Some problems require sitting and thinking. Some problems require socializing. If you're trying to improve yourself to be the very best at solving any particular kind of problem, you will have to choose at some point: are you an introvert or an extrovert? From there, you can choose the things you will and will not be great at.

But the hardest problems require a little bit of each. A compromise solution like this might entirely prevent you from being able to solve such problems.

What can you do about it? I see two possibilities: first, if you're an introvert, you can find one or more extroverts to work with. The compromise here: now you have to trust people before they've earned it, because you don't have the skills yourself. I've recently become intimately familiar with the results of this compromise.

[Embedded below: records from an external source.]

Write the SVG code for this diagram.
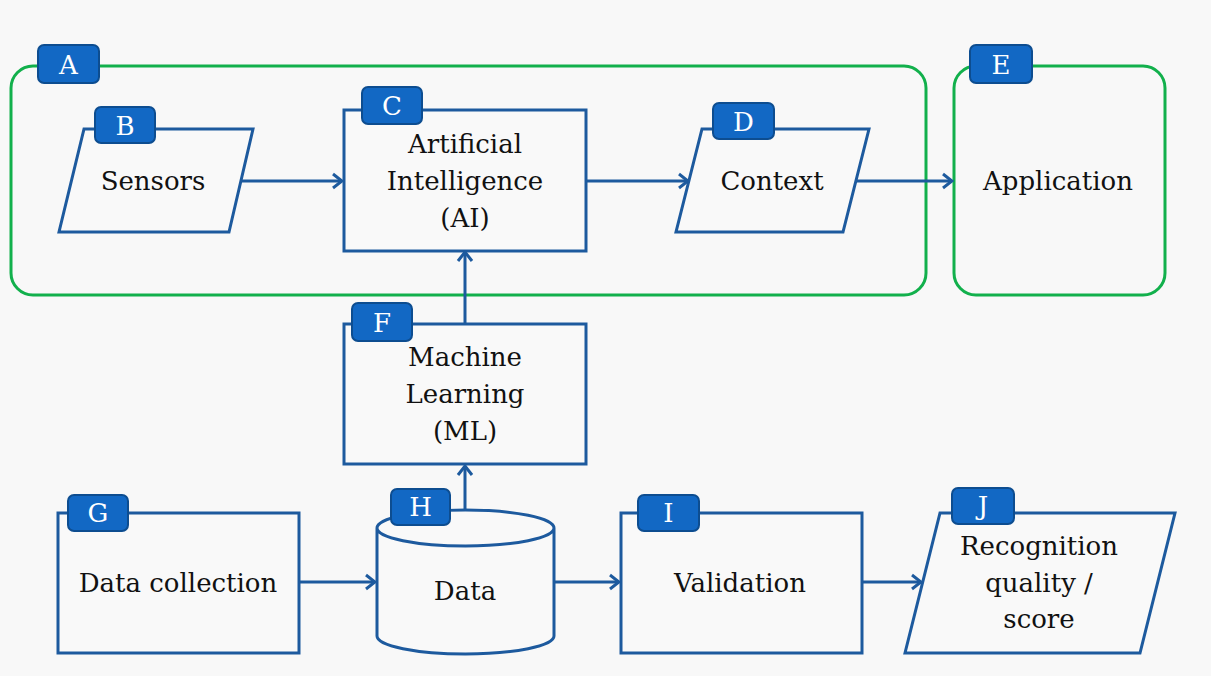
<svg xmlns="http://www.w3.org/2000/svg" width="1211" height="676" viewBox="0 0 1211 676">
  <style>
    .group { fill: none; stroke: #12b04c; stroke-width: 3; }
    .shape { fill: #f9f9f9; stroke: #1d5a9e; stroke-width: 3; stroke-linejoin: miter; }
    .tag { fill: #1268c4; stroke: #0d4d90; stroke-width: 2; }
    .tagtxt { fill: #ffffff; font-family: "DejaVu Serif", "Liberation Serif", serif; font-size: 26px; text-anchor: middle; }
    .lbl { fill: #111111; font-family: "DejaVu Serif", "Liberation Serif", serif; font-size: 26px; text-anchor: middle; }
    .conn { fill: none; stroke: #1d5a9e; stroke-width: 3; }
  </style>
  <defs>
    <marker id="arrow" markerUnits="userSpaceOnUse" viewBox="-12 -9 14 18" refX="0" refY="0" markerWidth="14" markerHeight="18" orient="auto">
      <path d="M-9,-7 L0,0 L-9,7" fill="none" stroke="#1d5a9e" stroke-width="3"/>
    </marker>
  </defs>

  <rect x="0" y="0" width="1211" height="676" fill="#f8f8f8"/>

  <!-- Containers -->
  <g id="A">
    <rect class="group" x="11" y="66" width="915" height="229" rx="22"/>
    <rect class="tag" x="38" y="45" width="61" height="38" rx="6"/>
    <text class="tagtxt" x="68.5" y="74">A</text>
  </g>
  <g id="E">
    <rect class="group" x="954" y="66" width="211" height="229" rx="22"/>
    <rect class="tag" x="970" y="45" width="62" height="38" rx="6"/>
    <text class="tagtxt" x="1001" y="74">E</text>
    <text class="lbl" x="1058" y="190">Application</text>
  </g>

  <!-- Connectors -->
  <g id="connectors">
    <line class="conn" x1="241" y1="181" x2="342" y2="181" marker-end="url(#arrow)"/>
    <line class="conn" x1="586" y1="181" x2="688" y2="181" marker-end="url(#arrow)"/>
    <line class="conn" x1="856" y1="181" x2="952" y2="181" marker-end="url(#arrow)"/>
    <line class="conn" x1="465" y1="324" x2="465" y2="252" marker-end="url(#arrow)"/>
    <line class="conn" x1="465" y1="510" x2="465" y2="466" marker-end="url(#arrow)"/>
    <line class="conn" x1="299" y1="582" x2="375" y2="582" marker-end="url(#arrow)"/>
    <line class="conn" x1="554" y1="582" x2="619" y2="582" marker-end="url(#arrow)"/>
    <line class="conn" x1="862" y1="582" x2="921" y2="582" marker-end="url(#arrow)"/>
  </g>

  <!-- Nodes -->
  <g id="B">
    <polygon class="shape" points="84,129 253,129 229,232 59,232"/>
    <rect class="tag" x="95" y="107" width="60" height="36" rx="6"/>
    <text class="tagtxt" x="125" y="135">B</text>
    <text class="lbl" x="153" y="190">Sensors</text>
  </g>
  <g id="C">
    <rect class="shape" x="344" y="110" width="242" height="141"/>
    <rect class="tag" x="362" y="87" width="60" height="37" rx="6"/>
    <text class="tagtxt" x="392" y="115">C</text>
    <text class="lbl" x="465" y="153">Artificial</text>
    <text class="lbl" x="465" y="190">Intelligence</text>
    <text class="lbl" x="465" y="227">(AI)</text>
  </g>
  <g id="D">
    <polygon class="shape" points="702,129 869,129 843,232 676,232"/>
    <rect class="tag" x="713" y="103" width="61" height="36" rx="6"/>
    <text class="tagtxt" x="743.5" y="131">D</text>
    <text class="lbl" x="772" y="190">Context</text>
  </g>
  <g id="F">
    <rect class="shape" x="344" y="324" width="242" height="140"/>
    <rect class="tag" x="352" y="303" width="60" height="38" rx="6"/>
    <text class="tagtxt" x="382" y="332">F</text>
    <text class="lbl" x="465" y="366">Machine</text>
    <text class="lbl" x="465" y="403">Learning</text>
    <text class="lbl" x="465" y="440">(ML)</text>
  </g>
  <g id="G">
    <rect class="shape" x="58" y="513" width="241" height="140"/>
    <rect class="tag" x="68" y="495" width="60" height="36" rx="6"/>
    <text class="tagtxt" x="98" y="522">G</text>
    <text class="lbl" x="178" y="592">Data collection</text>
  </g>
  <g id="H">
    <path class="shape" d="M377,528 V636 A88.5,18 0 0 0 554,636 V528 A88.5,18 0 0 0 377,528 A88.5,18 0 0 0 554,528"/>
    <rect class="tag" x="391" y="489" width="59" height="36" rx="6"/>
    <text class="tagtxt" x="420.5" y="516">H</text>
    <text class="lbl" x="465" y="600">Data</text>
  </g>
  <g id="I">
    <rect class="shape" x="621" y="513" width="241" height="140"/>
    <rect class="tag" x="638" y="495" width="61" height="36" rx="6"/>
    <text class="tagtxt" x="668.5" y="522">I</text>
    <text class="lbl" x="740" y="592">Validation</text>
  </g>
  <g id="J">
    <polygon class="shape" points="940,513 1175,513 1140,653 905,653"/>
    <rect class="tag" x="952" y="488" width="62" height="36" rx="6"/>
    <text class="tagtxt" x="983" y="515">J</text>
    <text class="lbl" x="1039" y="555">Recognition</text>
    <text class="lbl" x="1039" y="592">quality /</text>
    <text class="lbl" x="1039" y="628">score</text>
  </g>
</svg>
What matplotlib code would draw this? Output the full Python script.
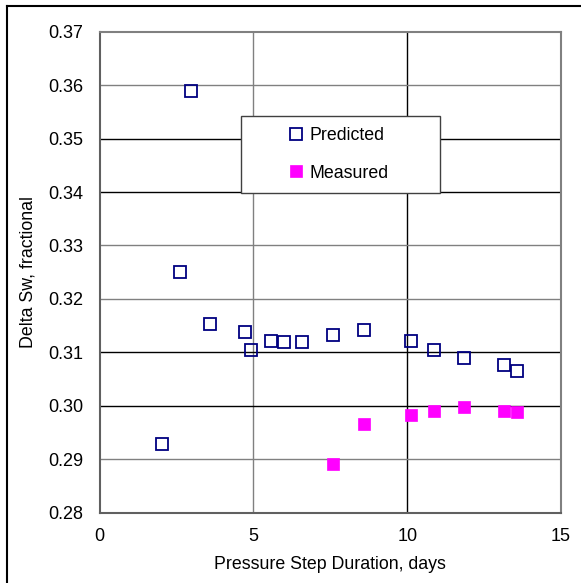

Second, you can develop a split personality and switch between the two. Hey, humans are flexible. This compromise can have fairly obvious sanity-related consequences, but might be plausible in the short term to prepare for a switch (safely, this time) to solution 1.

Texas = Meat

And how!

Fry's = Crack

Once upon a time, noise cancelling headphones were prohibitively expensive. Now you can get cheap ones with decent noise cancellation. Unfortunately, the reason they're cheap is that the non-noise sound quality is crap.

They were fun to buy, though. And because of Fry's's (??) liberal return policy, they should also be fun to return.

4 Mar 2006 (updated 6 Mar 2006 at 03:15 UTC) »
I don't like to requote quotes, but...

You'll never see all the places, or read all the books, but fortunately, they're not all recommended.